> _Raw data_
* * * * *

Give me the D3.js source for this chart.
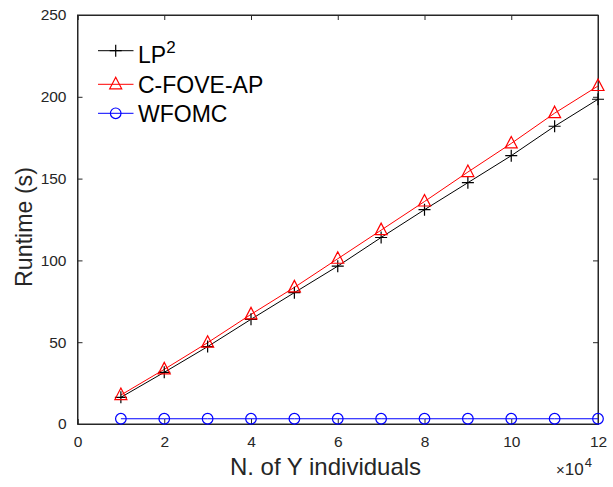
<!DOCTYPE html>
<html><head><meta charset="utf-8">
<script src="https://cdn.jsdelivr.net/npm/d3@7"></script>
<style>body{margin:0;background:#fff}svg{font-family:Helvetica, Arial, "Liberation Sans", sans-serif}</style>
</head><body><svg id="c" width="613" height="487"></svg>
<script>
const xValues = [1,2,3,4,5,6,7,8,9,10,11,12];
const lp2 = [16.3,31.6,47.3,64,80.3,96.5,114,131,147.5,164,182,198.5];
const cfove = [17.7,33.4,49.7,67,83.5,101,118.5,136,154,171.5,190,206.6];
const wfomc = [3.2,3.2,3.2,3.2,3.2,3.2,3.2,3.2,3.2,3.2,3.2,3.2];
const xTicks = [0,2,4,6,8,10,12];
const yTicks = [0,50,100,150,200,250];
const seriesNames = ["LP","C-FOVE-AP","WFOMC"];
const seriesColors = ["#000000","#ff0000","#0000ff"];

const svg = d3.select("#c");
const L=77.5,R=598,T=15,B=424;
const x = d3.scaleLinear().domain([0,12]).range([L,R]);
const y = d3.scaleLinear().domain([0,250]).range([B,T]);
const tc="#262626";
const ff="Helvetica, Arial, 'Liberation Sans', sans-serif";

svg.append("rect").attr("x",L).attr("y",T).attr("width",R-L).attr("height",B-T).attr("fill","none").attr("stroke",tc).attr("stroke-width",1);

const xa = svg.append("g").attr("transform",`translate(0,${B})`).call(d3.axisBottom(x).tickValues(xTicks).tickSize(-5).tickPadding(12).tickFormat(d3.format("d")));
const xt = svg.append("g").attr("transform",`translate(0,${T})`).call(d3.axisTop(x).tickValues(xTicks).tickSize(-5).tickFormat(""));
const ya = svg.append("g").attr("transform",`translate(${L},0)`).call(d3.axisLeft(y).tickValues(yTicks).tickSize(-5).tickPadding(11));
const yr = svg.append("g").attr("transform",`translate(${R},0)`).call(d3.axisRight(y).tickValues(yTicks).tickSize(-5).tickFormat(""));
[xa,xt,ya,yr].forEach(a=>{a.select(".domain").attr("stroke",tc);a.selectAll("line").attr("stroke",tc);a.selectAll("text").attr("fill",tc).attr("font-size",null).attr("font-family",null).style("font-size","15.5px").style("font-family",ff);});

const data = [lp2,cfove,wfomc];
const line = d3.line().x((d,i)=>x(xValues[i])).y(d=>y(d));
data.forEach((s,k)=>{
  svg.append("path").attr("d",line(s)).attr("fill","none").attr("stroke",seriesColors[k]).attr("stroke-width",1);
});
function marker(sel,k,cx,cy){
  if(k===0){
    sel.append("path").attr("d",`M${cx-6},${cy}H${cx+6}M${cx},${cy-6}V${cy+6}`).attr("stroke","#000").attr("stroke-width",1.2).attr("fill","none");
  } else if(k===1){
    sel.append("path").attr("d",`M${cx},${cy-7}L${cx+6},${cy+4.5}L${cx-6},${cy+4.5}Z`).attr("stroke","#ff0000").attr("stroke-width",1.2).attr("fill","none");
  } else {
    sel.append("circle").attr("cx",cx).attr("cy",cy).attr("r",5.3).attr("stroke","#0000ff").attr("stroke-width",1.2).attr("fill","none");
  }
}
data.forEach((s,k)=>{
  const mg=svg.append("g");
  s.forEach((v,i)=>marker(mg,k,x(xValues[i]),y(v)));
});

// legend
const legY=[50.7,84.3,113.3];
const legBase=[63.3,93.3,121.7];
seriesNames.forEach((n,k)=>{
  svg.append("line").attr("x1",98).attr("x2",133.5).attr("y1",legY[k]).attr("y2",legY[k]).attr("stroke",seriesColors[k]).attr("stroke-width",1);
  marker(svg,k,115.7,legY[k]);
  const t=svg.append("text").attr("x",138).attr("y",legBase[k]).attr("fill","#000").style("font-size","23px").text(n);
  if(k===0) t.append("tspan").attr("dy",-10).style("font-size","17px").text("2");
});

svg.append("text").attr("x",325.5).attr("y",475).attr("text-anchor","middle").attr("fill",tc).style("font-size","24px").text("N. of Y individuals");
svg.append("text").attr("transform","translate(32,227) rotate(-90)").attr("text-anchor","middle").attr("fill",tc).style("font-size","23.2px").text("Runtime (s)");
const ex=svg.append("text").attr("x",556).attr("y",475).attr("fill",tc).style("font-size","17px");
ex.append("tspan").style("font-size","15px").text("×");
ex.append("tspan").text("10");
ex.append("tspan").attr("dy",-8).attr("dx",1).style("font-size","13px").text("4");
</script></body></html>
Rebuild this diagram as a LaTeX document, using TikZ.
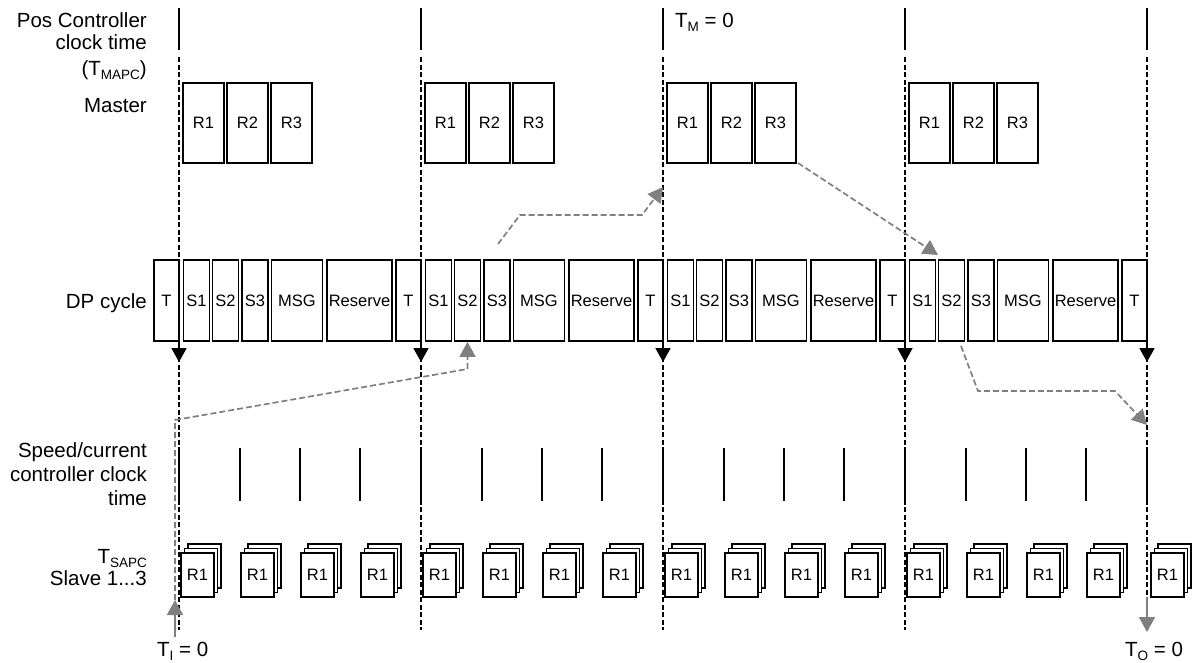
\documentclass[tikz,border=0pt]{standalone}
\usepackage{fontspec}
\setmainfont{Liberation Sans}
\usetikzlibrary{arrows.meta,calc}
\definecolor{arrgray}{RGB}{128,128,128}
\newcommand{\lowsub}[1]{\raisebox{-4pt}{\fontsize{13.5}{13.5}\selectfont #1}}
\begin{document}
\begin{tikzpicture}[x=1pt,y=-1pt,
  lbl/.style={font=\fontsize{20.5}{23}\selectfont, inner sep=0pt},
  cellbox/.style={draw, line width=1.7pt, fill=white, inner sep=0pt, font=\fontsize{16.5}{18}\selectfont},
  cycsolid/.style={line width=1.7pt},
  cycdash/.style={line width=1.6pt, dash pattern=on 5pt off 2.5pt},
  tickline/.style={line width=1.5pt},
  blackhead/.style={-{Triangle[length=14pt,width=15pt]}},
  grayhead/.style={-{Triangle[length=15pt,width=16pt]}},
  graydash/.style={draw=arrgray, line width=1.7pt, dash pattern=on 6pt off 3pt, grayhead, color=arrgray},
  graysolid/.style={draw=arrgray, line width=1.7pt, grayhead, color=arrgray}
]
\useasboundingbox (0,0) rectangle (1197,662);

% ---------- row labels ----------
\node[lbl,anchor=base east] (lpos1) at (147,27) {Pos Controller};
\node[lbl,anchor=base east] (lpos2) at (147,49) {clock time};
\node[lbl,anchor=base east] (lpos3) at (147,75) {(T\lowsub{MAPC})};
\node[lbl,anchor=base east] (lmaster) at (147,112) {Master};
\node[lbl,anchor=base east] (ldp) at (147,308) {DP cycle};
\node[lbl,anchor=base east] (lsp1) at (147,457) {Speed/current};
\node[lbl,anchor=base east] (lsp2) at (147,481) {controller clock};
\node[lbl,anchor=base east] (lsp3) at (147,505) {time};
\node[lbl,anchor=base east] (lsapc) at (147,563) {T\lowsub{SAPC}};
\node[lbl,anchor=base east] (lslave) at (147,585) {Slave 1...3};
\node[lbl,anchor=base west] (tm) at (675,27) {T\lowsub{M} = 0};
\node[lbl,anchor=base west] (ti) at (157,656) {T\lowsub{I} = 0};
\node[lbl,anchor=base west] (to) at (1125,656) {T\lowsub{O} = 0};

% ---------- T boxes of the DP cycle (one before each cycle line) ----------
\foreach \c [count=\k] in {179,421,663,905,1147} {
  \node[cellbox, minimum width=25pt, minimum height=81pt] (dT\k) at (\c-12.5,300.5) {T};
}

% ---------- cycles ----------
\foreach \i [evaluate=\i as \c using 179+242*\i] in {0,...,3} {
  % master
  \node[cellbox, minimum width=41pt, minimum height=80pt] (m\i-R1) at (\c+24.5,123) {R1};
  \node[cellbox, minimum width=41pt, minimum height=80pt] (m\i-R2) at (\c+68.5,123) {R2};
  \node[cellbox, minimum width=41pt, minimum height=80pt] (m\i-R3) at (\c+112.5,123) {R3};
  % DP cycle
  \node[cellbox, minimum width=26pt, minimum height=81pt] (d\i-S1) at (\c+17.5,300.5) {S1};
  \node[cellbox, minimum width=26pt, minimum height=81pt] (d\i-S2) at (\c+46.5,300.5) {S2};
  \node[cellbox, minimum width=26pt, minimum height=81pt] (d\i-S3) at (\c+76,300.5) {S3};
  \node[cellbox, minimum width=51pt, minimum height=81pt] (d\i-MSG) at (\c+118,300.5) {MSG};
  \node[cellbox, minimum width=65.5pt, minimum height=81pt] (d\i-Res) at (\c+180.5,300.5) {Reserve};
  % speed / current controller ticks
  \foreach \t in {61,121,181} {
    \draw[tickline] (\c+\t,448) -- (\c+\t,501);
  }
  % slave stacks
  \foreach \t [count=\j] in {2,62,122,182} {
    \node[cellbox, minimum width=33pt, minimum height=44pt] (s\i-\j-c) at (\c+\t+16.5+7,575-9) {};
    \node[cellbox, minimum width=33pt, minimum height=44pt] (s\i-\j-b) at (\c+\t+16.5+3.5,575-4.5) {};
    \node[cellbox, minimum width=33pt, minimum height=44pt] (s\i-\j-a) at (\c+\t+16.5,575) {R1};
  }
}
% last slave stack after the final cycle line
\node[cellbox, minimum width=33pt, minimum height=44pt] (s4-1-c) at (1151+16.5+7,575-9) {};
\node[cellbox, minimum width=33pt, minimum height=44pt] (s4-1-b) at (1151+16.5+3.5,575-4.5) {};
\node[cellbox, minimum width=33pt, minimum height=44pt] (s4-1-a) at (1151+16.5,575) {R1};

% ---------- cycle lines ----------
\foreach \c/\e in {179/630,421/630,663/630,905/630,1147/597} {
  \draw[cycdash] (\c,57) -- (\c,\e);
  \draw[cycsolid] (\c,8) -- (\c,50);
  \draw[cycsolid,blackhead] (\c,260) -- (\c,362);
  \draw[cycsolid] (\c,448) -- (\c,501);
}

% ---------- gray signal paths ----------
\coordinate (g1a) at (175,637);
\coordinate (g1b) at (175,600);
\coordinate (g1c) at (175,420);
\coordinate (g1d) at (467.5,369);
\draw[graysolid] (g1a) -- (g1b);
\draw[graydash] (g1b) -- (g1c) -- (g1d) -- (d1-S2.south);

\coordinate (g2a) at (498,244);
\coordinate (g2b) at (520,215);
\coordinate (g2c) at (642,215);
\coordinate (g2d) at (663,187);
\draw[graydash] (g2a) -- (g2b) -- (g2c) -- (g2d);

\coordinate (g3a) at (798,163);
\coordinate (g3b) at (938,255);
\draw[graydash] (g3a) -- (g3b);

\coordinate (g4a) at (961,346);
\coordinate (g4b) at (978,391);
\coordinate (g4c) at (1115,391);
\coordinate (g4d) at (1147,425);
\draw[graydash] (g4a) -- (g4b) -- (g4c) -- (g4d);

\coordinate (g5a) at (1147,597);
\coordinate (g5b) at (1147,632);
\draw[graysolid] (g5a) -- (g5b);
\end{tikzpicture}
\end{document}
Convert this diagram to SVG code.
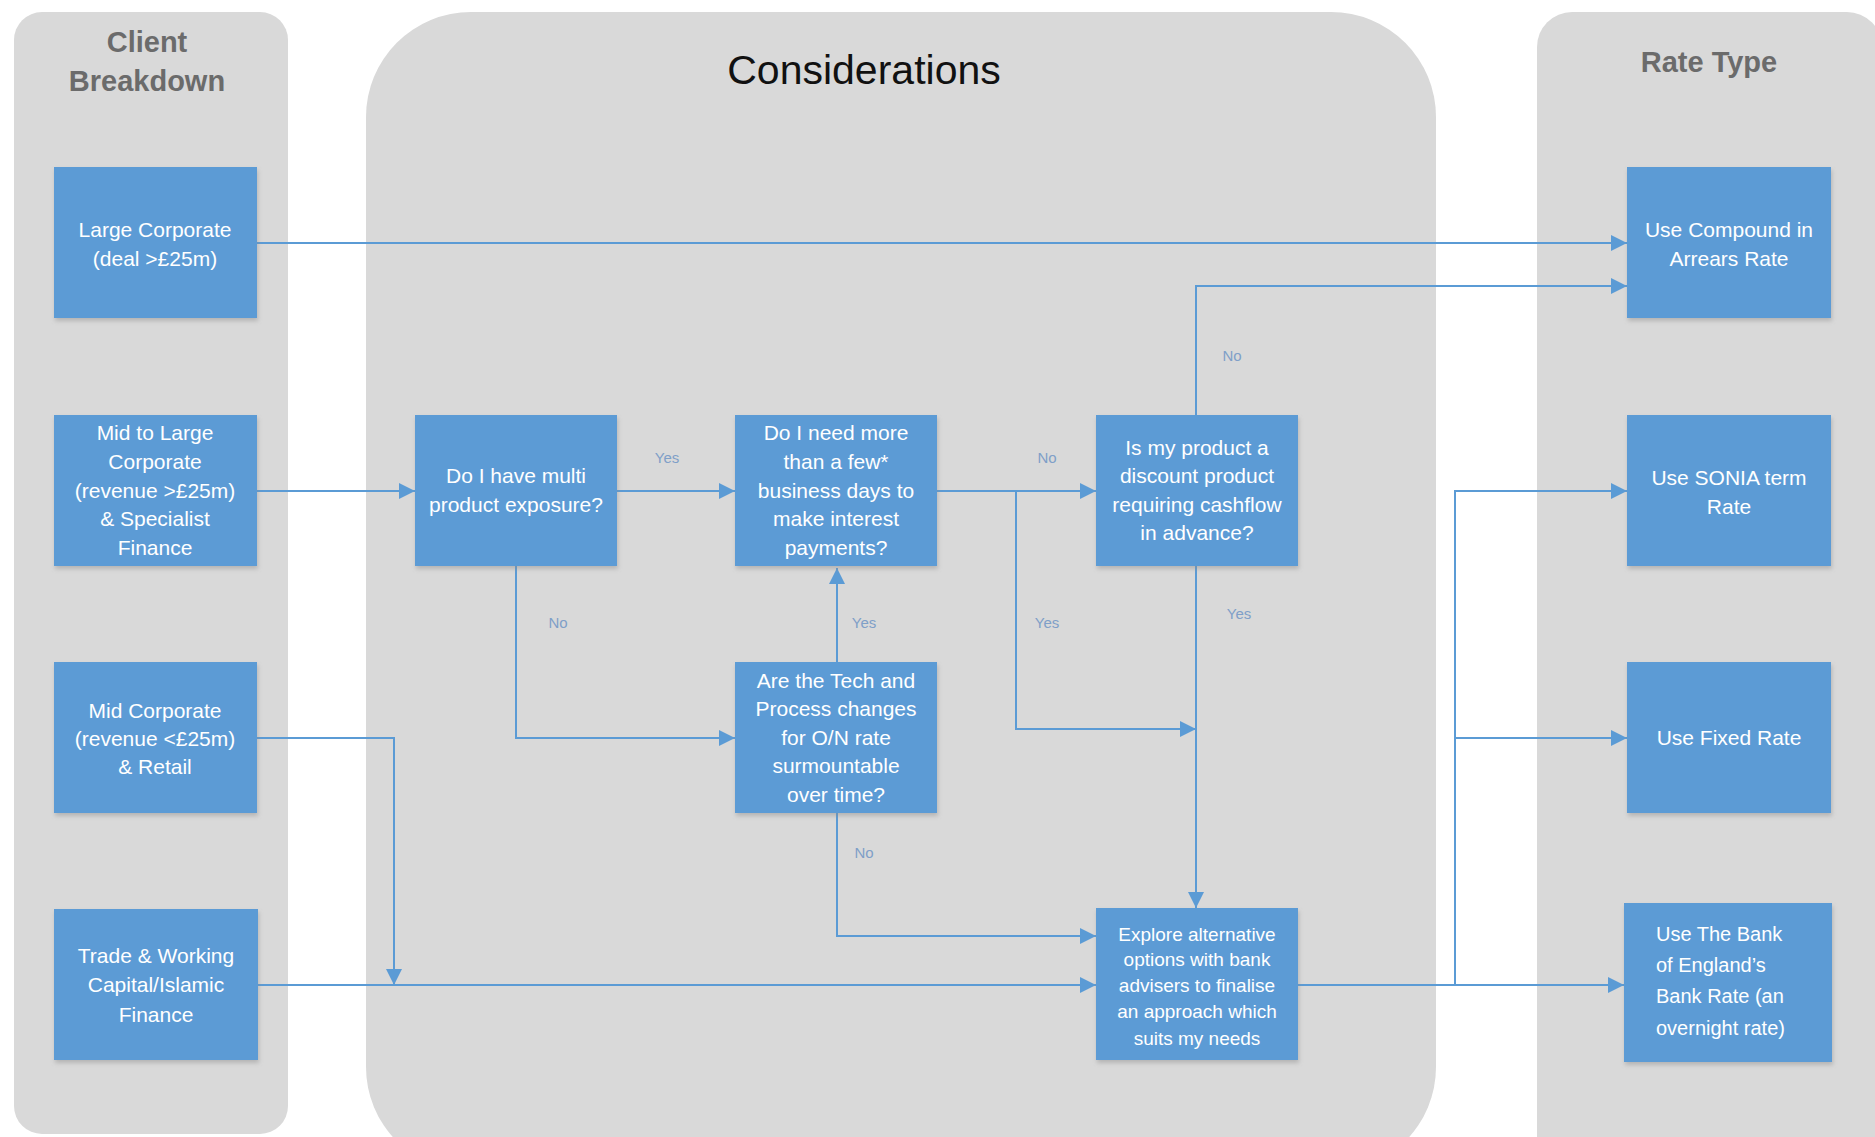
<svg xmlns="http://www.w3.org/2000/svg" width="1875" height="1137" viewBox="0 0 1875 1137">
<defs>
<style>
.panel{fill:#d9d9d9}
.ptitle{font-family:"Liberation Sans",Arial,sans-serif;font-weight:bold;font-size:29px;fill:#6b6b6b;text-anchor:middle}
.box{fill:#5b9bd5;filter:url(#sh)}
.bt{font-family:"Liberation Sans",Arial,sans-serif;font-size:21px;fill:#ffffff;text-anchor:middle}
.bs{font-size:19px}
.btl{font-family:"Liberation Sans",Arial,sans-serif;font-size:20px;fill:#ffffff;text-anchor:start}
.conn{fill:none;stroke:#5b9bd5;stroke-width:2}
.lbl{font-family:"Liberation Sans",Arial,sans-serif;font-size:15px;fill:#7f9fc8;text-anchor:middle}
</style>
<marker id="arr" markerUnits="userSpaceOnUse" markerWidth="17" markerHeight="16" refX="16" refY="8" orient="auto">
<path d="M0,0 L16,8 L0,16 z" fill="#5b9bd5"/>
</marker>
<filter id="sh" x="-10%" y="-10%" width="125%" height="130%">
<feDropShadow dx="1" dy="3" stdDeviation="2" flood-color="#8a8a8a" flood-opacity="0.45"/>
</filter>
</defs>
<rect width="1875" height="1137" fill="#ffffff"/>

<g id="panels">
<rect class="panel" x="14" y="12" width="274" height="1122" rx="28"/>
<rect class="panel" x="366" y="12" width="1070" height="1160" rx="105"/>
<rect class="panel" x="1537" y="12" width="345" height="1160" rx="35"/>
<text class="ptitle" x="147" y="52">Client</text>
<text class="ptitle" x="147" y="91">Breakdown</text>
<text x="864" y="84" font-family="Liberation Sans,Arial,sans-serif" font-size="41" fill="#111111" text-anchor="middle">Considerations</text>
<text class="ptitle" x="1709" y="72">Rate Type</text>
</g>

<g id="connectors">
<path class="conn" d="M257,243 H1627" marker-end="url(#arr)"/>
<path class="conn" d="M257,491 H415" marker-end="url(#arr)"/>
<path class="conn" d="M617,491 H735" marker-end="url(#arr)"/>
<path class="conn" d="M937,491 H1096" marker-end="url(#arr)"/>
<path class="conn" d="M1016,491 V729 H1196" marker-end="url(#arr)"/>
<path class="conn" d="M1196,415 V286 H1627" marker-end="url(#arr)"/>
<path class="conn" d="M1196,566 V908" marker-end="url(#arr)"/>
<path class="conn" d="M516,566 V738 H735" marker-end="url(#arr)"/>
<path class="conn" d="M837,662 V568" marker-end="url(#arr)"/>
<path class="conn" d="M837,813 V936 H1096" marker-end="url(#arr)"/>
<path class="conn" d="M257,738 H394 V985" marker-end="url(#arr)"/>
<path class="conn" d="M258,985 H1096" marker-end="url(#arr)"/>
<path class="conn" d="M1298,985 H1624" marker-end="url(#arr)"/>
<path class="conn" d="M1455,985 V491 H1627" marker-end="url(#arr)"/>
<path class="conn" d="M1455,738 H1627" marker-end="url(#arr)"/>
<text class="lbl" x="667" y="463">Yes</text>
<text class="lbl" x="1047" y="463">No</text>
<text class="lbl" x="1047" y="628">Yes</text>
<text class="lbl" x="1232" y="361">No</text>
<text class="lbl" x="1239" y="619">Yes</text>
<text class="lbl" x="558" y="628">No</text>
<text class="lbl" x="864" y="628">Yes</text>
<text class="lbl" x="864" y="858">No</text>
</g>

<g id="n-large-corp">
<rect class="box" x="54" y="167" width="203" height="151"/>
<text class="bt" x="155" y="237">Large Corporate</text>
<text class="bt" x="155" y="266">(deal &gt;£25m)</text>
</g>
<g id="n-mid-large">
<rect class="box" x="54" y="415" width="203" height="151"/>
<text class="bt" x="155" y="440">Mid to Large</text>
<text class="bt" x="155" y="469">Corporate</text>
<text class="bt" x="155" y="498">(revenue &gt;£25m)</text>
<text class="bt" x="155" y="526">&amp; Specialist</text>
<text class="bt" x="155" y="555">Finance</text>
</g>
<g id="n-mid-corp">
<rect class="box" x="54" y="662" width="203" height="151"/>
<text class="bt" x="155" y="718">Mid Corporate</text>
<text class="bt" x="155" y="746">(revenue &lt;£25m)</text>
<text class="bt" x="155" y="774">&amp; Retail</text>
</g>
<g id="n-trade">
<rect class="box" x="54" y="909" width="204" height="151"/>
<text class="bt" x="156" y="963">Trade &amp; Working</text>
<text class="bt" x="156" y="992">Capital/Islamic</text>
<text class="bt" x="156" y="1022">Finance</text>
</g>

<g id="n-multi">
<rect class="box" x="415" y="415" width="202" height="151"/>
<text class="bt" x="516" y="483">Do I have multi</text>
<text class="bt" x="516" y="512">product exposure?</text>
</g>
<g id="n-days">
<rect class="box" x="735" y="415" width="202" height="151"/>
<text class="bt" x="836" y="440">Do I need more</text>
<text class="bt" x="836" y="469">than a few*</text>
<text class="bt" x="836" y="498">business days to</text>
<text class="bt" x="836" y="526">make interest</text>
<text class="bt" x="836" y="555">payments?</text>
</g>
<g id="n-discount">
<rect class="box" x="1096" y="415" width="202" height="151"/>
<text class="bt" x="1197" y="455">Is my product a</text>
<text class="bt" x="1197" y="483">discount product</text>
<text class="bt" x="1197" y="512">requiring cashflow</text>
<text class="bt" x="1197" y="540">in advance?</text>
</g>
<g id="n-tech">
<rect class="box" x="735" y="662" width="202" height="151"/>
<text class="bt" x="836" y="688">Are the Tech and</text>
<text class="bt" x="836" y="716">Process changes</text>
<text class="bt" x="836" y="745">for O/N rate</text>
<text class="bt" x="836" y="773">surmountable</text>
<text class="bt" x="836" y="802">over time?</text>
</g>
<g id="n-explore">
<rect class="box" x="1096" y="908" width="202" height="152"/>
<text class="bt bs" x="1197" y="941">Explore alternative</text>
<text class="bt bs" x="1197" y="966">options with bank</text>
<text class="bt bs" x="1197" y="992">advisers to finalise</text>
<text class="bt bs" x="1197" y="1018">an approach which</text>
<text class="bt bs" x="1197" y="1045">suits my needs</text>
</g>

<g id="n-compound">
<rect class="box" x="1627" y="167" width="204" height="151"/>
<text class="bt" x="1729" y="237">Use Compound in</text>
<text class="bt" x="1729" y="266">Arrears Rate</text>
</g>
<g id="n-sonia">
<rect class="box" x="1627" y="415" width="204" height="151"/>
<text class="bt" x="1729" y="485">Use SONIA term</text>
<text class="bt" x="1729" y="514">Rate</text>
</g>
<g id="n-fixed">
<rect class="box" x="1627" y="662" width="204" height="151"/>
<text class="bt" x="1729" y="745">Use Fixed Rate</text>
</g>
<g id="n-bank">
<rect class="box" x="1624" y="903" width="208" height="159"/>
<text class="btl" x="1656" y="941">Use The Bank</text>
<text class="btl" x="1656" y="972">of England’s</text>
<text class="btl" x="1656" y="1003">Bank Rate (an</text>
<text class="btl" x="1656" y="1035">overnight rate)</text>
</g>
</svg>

* * * * *

> _What this task involves_
Pull out all lines in the data above that include "using".

> _Answer to the exercise_
Rebuild this diagram as a LaTeX document, using TikZ.
\foreach \i [evaluate=\i as \c using 179+242*\i] in {0,...,3} {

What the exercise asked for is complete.